Wound Up carbon bike forks: a different breed of fork.

You’ve gotta try them. Just sayin’. Otherwise, how will you understand what other riders are going on about? Riders like custom vintage bike builder Amy Danger, who chose the Wound Up Zephyr fork for her acclaimed 1995 Cannondale track bike. Or why Spectrum Cycles wrote a glowing review that begins with the following sentence: “It took me a few hundred meters into my first ride on a WoundUp [sic]…to figure out that we had something special here. It took a couple hundred miles to fully appreciate the fork though.” The article goes on to explain some of the mechanical factors that impinge on a fork, and why Wound Up forks are the superior choice.

Ultimately, the single biggest advance made by WoundUp over other forks was the torsional rigidity of the blades and fork as a whole. Most people assume that fork stiffness is most important in resistance to lateral forces. Actually, this is not the case. Torsional rigidity is considerably more important because sufficient lateral stiffness is very easily built into a fork while torsional rigidity is not. Try to picture what lateral forces do to a fork in the real world. There, you have a front hub clamped onto the front drops keeping them parallel. With the hub in there as a structural member, lateral deflections will, by definition, force the blades to deflect in an “S” shape curve, not a “C” shape curve. What this means is that forks (in the real world) are about twice as laterally stiff as you feel when you squeeze the dropouts together. Torsional stiffness is tougher to accomplish though. The front hub, as a part of the fork structure only helps by forcing the two blades to work in tandem as they resist torsional stress.

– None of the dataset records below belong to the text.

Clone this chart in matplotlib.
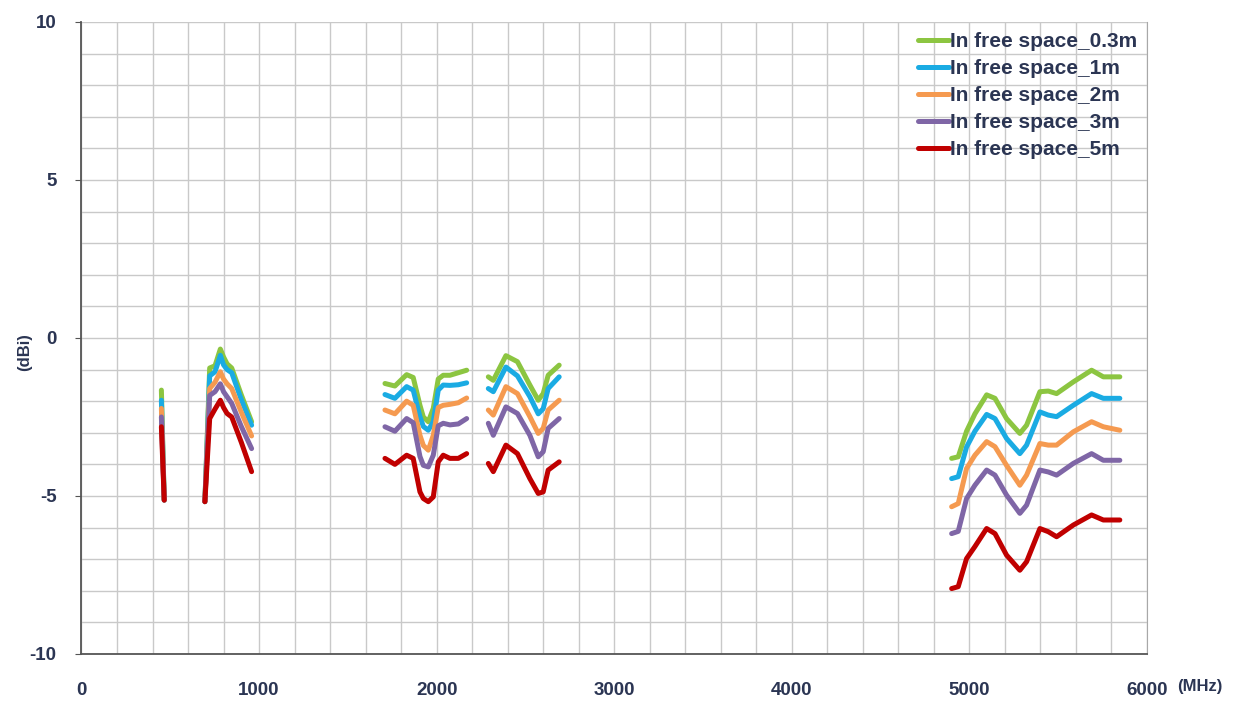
import matplotlib
matplotlib.use("Agg")
import matplotlib.pyplot as plt
from matplotlib.ticker import MultipleLocator

labels = ["In free space_0.3m", "In free space_1m", "In free space_2m",
          "In free space_3m", "In free space_5m"]
colors = ["#8CC541", "#1AABE3", "#F59A50", "#7F66A6", "#C00000"]

# Band A (~450-470 MHz)
xa = [450, 466]
ya = [[-1.65, -5.13], [-1.97, -5.13], [-2.23, -5.13], [-2.5, -5.13], [-2.81, -5.13]]

# Band B (~700-960 MHz)
xb = [695, 722, 752, 782, 800, 820, 846, 900, 958]
yb = [
    [-5.18, -0.95, -0.88, -0.35, -0.6, -0.82, -0.95, -1.8, -2.65],
    [-5.18, -1.2, -1.07, -0.55, -0.85, -1.0, -1.1, -1.95, -2.76],
    [-5.18, -1.6, -1.4, -1.07, -1.3, -1.45, -1.6, -2.35, -3.1],
    [-5.18, -1.82, -1.7, -1.45, -1.7, -1.86, -2.07, -2.8, -3.5],
    [-5.18, -2.55, -2.25, -1.97, -2.2, -2.39, -2.5, -3.3, -4.23],
]

# Band C (~1700-2170 MHz)
xc = [1709, 1765, 1831, 1868, 1906, 1925, 1953, 1981, 2009, 2037, 2075, 2122, 2169]
yc = [
    [-1.44, -1.52, -1.16, -1.25, -2.13, -2.5, -2.65, -2.23, -1.3, -1.18, -1.18, -1.1, -1.02],
    [-1.79, -1.91, -1.54, -1.65, -2.49, -2.8, -2.92, -2.65, -1.65, -1.49, -1.5, -1.48, -1.42],
    [-2.28, -2.4, -2.0, -2.13, -3.08, -3.4, -3.55, -3.08, -2.2, -2.13, -2.1, -2.05, -1.9],
    [-2.81, -2.95, -2.55, -2.68, -3.75, -4.03, -4.08, -3.71, -2.78, -2.7, -2.75, -2.72, -2.55],
    [-3.81, -4.0, -3.71, -3.81, -4.87, -5.08, -5.18, -5.03, -3.92, -3.71, -3.81, -3.81, -3.66],
]

# Band D (~2290-2690 MHz)
xd = [2291, 2319, 2390, 2455, 2525, 2572, 2600, 2628, 2690]
yd = [
    [-1.23, -1.34, -0.56, -0.75, -1.49, -1.97, -1.76, -1.18, -0.86],
    [-1.6, -1.7, -0.92, -1.2, -1.86, -2.4, -2.24, -1.6, -1.23],
    [-2.28, -2.44, -1.54, -1.76, -2.49, -3.02, -2.86, -2.28, -1.97],
    [-2.7, -3.08, -2.18, -2.39, -3.08, -3.76, -3.6, -2.86, -2.55],
    [-3.97, -4.23, -3.39, -3.66, -4.45, -4.92, -4.87, -4.18, -3.92],
]

# Band E (~4900-5850 MHz)
xe = [4900, 4937, 4984, 5031, 5097, 5144, 5209, 5284, 5322, 5397, 5444, 5491, 5585, 5688, 5754, 5847]
ye = [
    [-3.81, -3.76, -2.95, -2.4, -1.8, -1.91, -2.55, -3.02, -2.76, -1.7, -1.68, -1.76, -1.39, -1.02, -1.23, -1.23],
    [-4.45, -4.39, -3.45, -2.95, -2.42, -2.55, -3.18, -3.66, -3.39, -2.34, -2.44, -2.49, -2.13, -1.76, -1.91, -1.91],
    [-5.34, -5.24, -4.13, -3.71, -3.28, -3.44, -4.03, -4.66, -4.34, -3.34, -3.39, -3.39, -2.97, -2.65, -2.81, -2.92],
    [-6.19, -6.12, -5.08, -4.66, -4.18, -4.34, -4.97, -5.55, -5.29, -4.18, -4.24, -4.34, -3.97, -3.66, -3.87, -3.87],
    [-7.93, -7.87, -6.98, -6.6, -6.03, -6.19, -6.87, -7.35, -7.08, -6.03, -6.13, -6.29, -5.92, -5.6, -5.76, -5.76],
]

xticks = [0, 1000, 2000, 3000, 4000, 5000, 6000]
yticks = [-10, -5, 0, 5, 10]

txt_color = "#2B3553"
plt.rcParams["font.family"] = ["Liberation Sans", "DejaVu Sans"]
plt.rcParams["axes.unicode_minus"] = False

fig = plt.figure(figsize=(12.4, 7.02), dpi=100)
ax = fig.add_axes([0.0657, 0.0684, 0.8593, 0.9003])

bands = [(xa, ya), (xb, yb), (xc, yc), (xd, yd), (xe, ye)]
for i in range(5):
    for j, (xs, ys) in enumerate(bands):
        ax.plot(xs, ys[i], color=colors[i], lw=3.6, solid_capstyle="round",
                solid_joinstyle="round", label=labels[i] if j == 0 else None, zorder=3 + i)

ax.set_xlim(0, 6000)
ax.set_ylim(-10, 10)
ax.set_xticks(xticks)
ax.set_yticks(yticks)
ax.xaxis.set_minor_locator(MultipleLocator(200))
ax.yaxis.set_minor_locator(MultipleLocator(1))
ax.grid(which="both", color="#C9C9C9", lw=1.0, zorder=0)
ax.set_axisbelow(True)

for s in ["left", "bottom"]:
    ax.spines[s].set_color("#555555")
    ax.spines[s].set_linewidth(1.3)
ax.spines["top"].set_visible(False)
ax.spines["right"].set_color("#A8A8A8")

ax.tick_params(axis="x", which="major", length=0, pad=20, labelsize=13.5, labelcolor=txt_color)
ax.tick_params(axis="x", which="minor", length=0)
ax.tick_params(axis="y", which="major", length=4, color="#555555", pad=14, labelsize=13.5, labelcolor=txt_color)
ax.tick_params(axis="y", which="minor", length=0)
for lab in ax.get_xticklabels() + ax.get_yticklabels():
    lab.set_fontweight("bold")

fig.text(25 / 1240, 1 - 352 / 702, "(dBi)", rotation=90, fontsize=12, fontweight="bold",
         color=txt_color, ha="center", va="center")
ax.text(1.028, -0.052, "(MHz)", transform=ax.transAxes, fontsize=12, fontweight="bold",
        color=txt_color, ha="left", va="center")

leg = ax.legend(loc="upper left", bbox_to_anchor=(0.775, 1.0), frameon=False,
                handlelength=1.5, handletextpad=0.05, labelspacing=0.38, borderpad=0,
                prop={"size": 15, "weight": "bold"})
for t in leg.get_texts():
    t.set_color(txt_color)

fig.savefig("out.png", dpi=100, facecolor="white")
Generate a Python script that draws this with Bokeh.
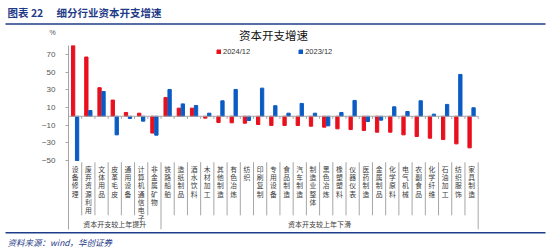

You might ask “What torsional stresses?” Actually, torsional stresses are not all that great, but they can really cause a fork to feel vague if not addressed. Take the [competitor fork] as an example. Although it is very light and eminently comfortable, it is torsionally quite flexible. The problems develop when you put it in stressful situations. For example, hairy descents and hard criterium cornering can really stress the [competitor’s fork]…

The Wound Up is clearly a great choice for a fork when the going gets seriously twisty.

We think that’s pretty high praise. We also think we deserve it, based on the feedback of many, many other cyclists, bike shops and re-sellers who echo the Spectrum Cycles opinion.

Straight carbon fork legs are functionally elegant.

Why do we create one fork profile? Why round? Why straight-legged? Because round and straight is simple. Minimalist. We believe it is also the most structurally sound geometry. Elongated or curved carbon fork legs may offer unidirectional stiffness, but you’re riding in a three-dimensional world. For a minimum of displacement all around, keep it basic.